Nelayan di Natuna menggunakan pancing ulur (hand line) untuk menangkap ikan dasar atau demersal. Adapun untuk menangkap ikan di permukaan, para nelayan itu memakai pancing tonda (trolling line).
KOMPAS/PANDU WIYOGA
Seorang nelayan menunjukkan alat tangkap tradisional pancing tonda atau trolling line yang biasa digunakan nelayan untuk menangkap ikan permukaan di Laut Natuna, Kepulauan Riau, Jumat (25/3/2022).
Meskipun mengandalkan kapal kecil dan alat tangkap tradisional, nelayan tradisional di Natuna bisa berlayar hingga laut lepas. Dengan alat-alat yang sederhana itu, mereka biasa menangkap ikan hingga perairan perbatasan RI dengan negara lain.
Menurut Hendri, pemerintah seharusnya memprioritaskan pemberdayaan nelayan tradisional di Natuna. Hal itu bisa dimulai dengan meningkatkan armada kapal nelayan dari sebelumnya 3-5 gt menjadi 15-20 gt. Bekali juga nelayan dengan alat yang lebih efektif, tetapi tetap ramah lingkungan, seperti pukat cincin (purse seine) mini, pancing rawai (long line), dan pukat cumi (lift net).
PANDU WIYOGA
Wakil Bupati Natuna Rodhial Huda
Wakil Bupati Natuna Rodhial Huda, Senin (28/3/2022), mengatakan, nelayan lokal khawatir dengan rencana penerapan sistem kontrak penangkapan ikan karena tidak yakin pemerintah bisa mengawasi pergerakan kapal-kapal besar yang nanti beroperasi di Laut Natuna. Oleh karena itu, Pemerintah Kabupaten Natuna meminta Direktur Jenderal Perikanan Tangkap untuk menyosialisasikan kebijakan itu secara terbuka kepada nelayan di Natuna.
”Pembangunan tidak boleh menyengsarakan masyarakat pesisir. Maka, kami minta jaminan (bahwa) program (penangkapan ikan terukur) itu harus menguntungkan (untuk) daerah dan nelayan,” kata Rodhial saat ditemui.
Rustam (48) menangkap ikan tongkol di perairan yang berjarak sekitar 45 kilometer di sebelah timur Pulau Natuna Besar, Kepulauan Riau, Sabtu (26/3/2022).

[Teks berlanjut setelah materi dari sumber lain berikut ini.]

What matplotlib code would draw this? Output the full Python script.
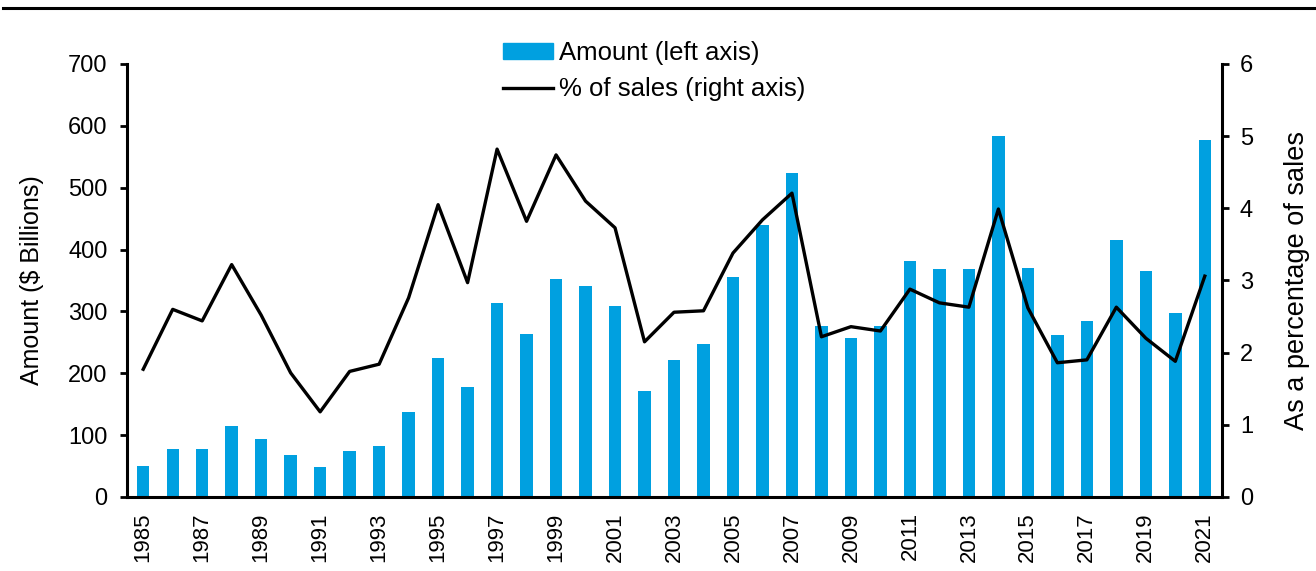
import numpy as np
import matplotlib.pyplot as plt
from matplotlib.lines import Line2D

plt.rcParams["font.family"] = ["Liberation Sans", "DejaVu Sans"]

years = list(range(1985, 2022))
amount = [50, 77, 78, 114, 94, 68, 48, 75, 83, 138,
          224, 178, 314, 264, 353, 341, 308, 172, 222, 248,
          355, 440, 524, 277, 257, 277, 382, 368, 369, 583,
          370, 262, 284, 416, 365, 298, 577]
pct_sales = [1.77, 2.60, 2.44, 3.22, 2.52, 1.72, 1.18, 1.74, 1.84, 2.76,
             4.05, 2.97, 4.82, 3.82, 4.74, 4.10, 3.73, 2.15, 2.56, 2.58,
             3.38, 3.84, 4.21, 2.22, 2.36, 2.30, 2.88, 2.69, 2.63, 3.99,
             2.62, 1.86, 1.90, 2.63, 2.20, 1.88, 3.06]

BLUE = "#00A0E0"

fig = plt.figure(figsize=(13.16, 5.71), dpi=100)
ax = fig.add_axes([0.0965, 0.1296, 0.832, 0.7584])
ax2 = ax.twinx()

x = np.arange(len(years))
ax.bar(x, amount, width=0.42, color=BLUE, zorder=2)
ax2.plot(x, pct_sales, color="black", lw=2.4, zorder=3)

ax.set_xlim(-0.55, len(years) - 0.42)
ax.set_ylim(0, 700)
ax.set_yticks(range(0, 701, 100))
ax2.set_ylim(0, 6)
ax2.set_yticks(range(0, 7))

ax.set_xticks(x[::2])
ax.set_xticklabels([str(y) for y in years[::2]], rotation=90, fontsize=16)
ax.tick_params(axis="x", length=0, pad=11)
ax.tick_params(axis="y", labelsize=17, width=2, length=5, direction="out", pad=9)
ax2.tick_params(axis="y", labelsize=17, width=2, length=5, direction="out", pad=8)

for a in (ax, ax2):
    a.spines["top"].set_visible(False)
    for s in ("left", "right", "bottom"):
        a.spines[s].set_linewidth(2.2)
ax.spines["right"].set_visible(False)
ax2.spines["left"].set_visible(False)
ax2.spines["bottom"].set_visible(False)

ax.set_ylabel("Amount ($ Billions)", fontsize=18, labelpad=17)
ax2.set_ylabel("As a percentage of sales", fontsize=19.5, labelpad=22)

handles = [plt.Rectangle((0, 0), 1, 1, color=BLUE),
           Line2D([0], [0], color="black", lw=2.4)]
fig.legend(handles, ["Amount (left axis)", "% of sales (right axis)"],
           loc="upper left", bbox_to_anchor=(0.382, 0.928), frameon=False,
           fontsize=18.5, handlelength=1.95, handleheight=0.6,
           handletextpad=0.25, labelspacing=0.48, borderaxespad=0,
           borderpad=0)

# rule across the top of the figure
fig.add_artist(Line2D([0.002, 1.0], [0.986, 0.986], color="black", lw=2.2,
                      transform=fig.transFigure))

fig.savefig("out.png", dpi=100, facecolor="white")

Sebelumnya, Koordinator Destructive Fishing Watch (DFW) Indonesia Muhammad Abdi Suhufan menilai, pemerintah kerap menyebutkan akan mengutamakan nelayan lokal untuk mendapatkan sistem kontrak. Namun, persyaratan sistem kontrak penangkapan terukur sangat memberatkan nelayan-nelayan lokal dan pelaku usaha skala menengah. Di antaranya, persyaratan modal usaha minimal Rp 200 miliar (Kompas, 29/3/2022).
Draf Peraturan Menteri Kelautan dan Perikanan tentang Tata Cara Pemanfaatan Sumber Daya Ikan di Wilayah Pengelolaan Perikanan Negara RI dengan Sistem Kontrak juga menyamaratakan persyaratan bagi koperasi nelayan dan korporasi besar. Tidak ada kemudahan persyaratan bagi nelayan lokal yang bergabung dalam koperasi perikanan untuk mengikuti sistem kontrak, padahal kapasitas koperasi perikanan di Indonesia masih sangat terbatas jika dibandingkan perusahaan besar atau investor asing.
”Ini akhirnya menciptakan pertarungan bebas antara pelaku usaha kelas besar dan kelas kecil di tengah lemahnya kapasitas koperasi nelayan saat ini. Belum terlihat komitmen pemerintah untuk mengutamakan kuota (sistem kontrak) ke koperasi nelayan,” kata Abdi.